The day started with a non-public viewing of the video the journalist R. had made with two of the Indian crew from the dhow Hudhud in India. The two had stated that they didn't want to appear in court, didn't want to leave the country and, later, also didn't want to be interviewed in the German consulate. It is unclear whether the court even told them that the recordings of their conversation with R. would be used in court, let alone ask them. We wonder if the court would have proceeded in the same way if the people concerned had not been mere ship-crew but members of the upper class.
Then the 23 minute video was shown again in public, with a live translation from a teacher of the Urdu language. Sometimes the translator had difficulty understanding everything and had to leave passages out, which he substituted with “dot dot dot”. Both the translator and the journalist blamed this on the fact that the interviewed crew members were 'simple and uneducated people'. However, a few times it were the questions by the journalist, which the translator couldn't understand, and after a few attempts by the translator, the journalist himself translated what he had said in the video.
![]() |
| Development stages of a translation: uneducated - educated - dot dot dot |
Therefore the examination of the video took hours, with one or two minutes being played and then the video being rewound and played again.
After a few hours one of the accused voiced what everyone had been thinking: “I have difficulty understanding, maybe the translator is not the right person to translate?”. The judge replied that the court didn't have a choice. However, when the translator for the Dutch captain of the frigate 'Tromp' made a few mistakes, she was swiftly replaced. Obviously this wasn't wanted in this case.
It became obvious that the journalist had asked leading questions, which meant that the 'uneducated' interviewees would give the desired answered. However, at no stage did they state what the German police officer (who had interviewed the journalist) had claimed they said: that they were appalled that some of the accused were able to attend school in Germany. The journalist had already told the court that this wasn't the case, but the police officer insisted. More discrepancies between the video and the statements by the police officer showed, and at one stage the judge said that he didn't know who to believe any more.
Because the showing of the film had taken so long, there wasn't enough time to answer all the questions from the lawyers. However, the journalist had stated before he came to court that he didn't have any more time. The judge got grumpy and told him that he could be forced by subpoena to appear in court. The journalist replied that his legal adviser had recommended that he shouldn't appear in court at all, and that he had only done so because he had promised the judge verbally to do so, and that no one could force him. It was obvious that he was disappointed in the German police officer.
The judge then told him that he would phone him in the morning to make another appointment, asking him, of all things, to think of the accused who have had to endure the proceedings for two years now.
05 June 2012
Court Report Day 89 – 04 June 2012
Today, an officer of
the German Federal Criminal Office (BKA) gave evidence.
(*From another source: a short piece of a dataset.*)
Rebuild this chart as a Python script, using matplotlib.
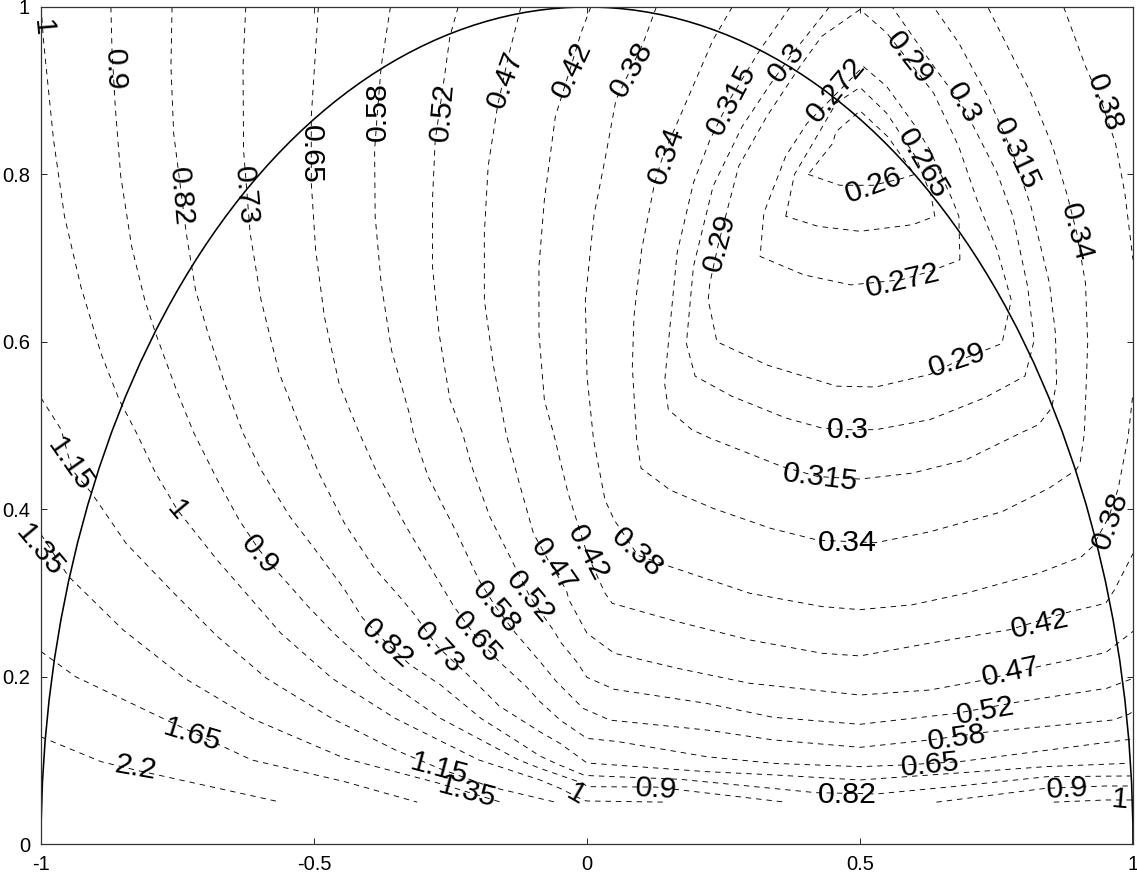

The officer
had spoken with the Indian journalist R., who had given evidence the
week before. They had spoken about the interview R. had made with the
crew of the dhow Hudhud. The officer had taken notes of the
conversation – however, he had to admit that the notes were taken
several days later, and after having had a talk with the officer who
was in charge of the investigations around the Taipan.
The officer named the
person, whose family had possibly been involved in organising the
attack on the Taipan – the journalist had refrained from doing so.
The judge tried to
ascertain whether the notes were reflecting what R. had told the
officer, or what the Indian crew had told R., but that didn't really
become clear. The officer did, however, confirm that the crew had
stated that they found it scandalous that the three youngest accused
were allowed to go to school in Hamburg. This information had been
reported in the papers, but R. had refuted it.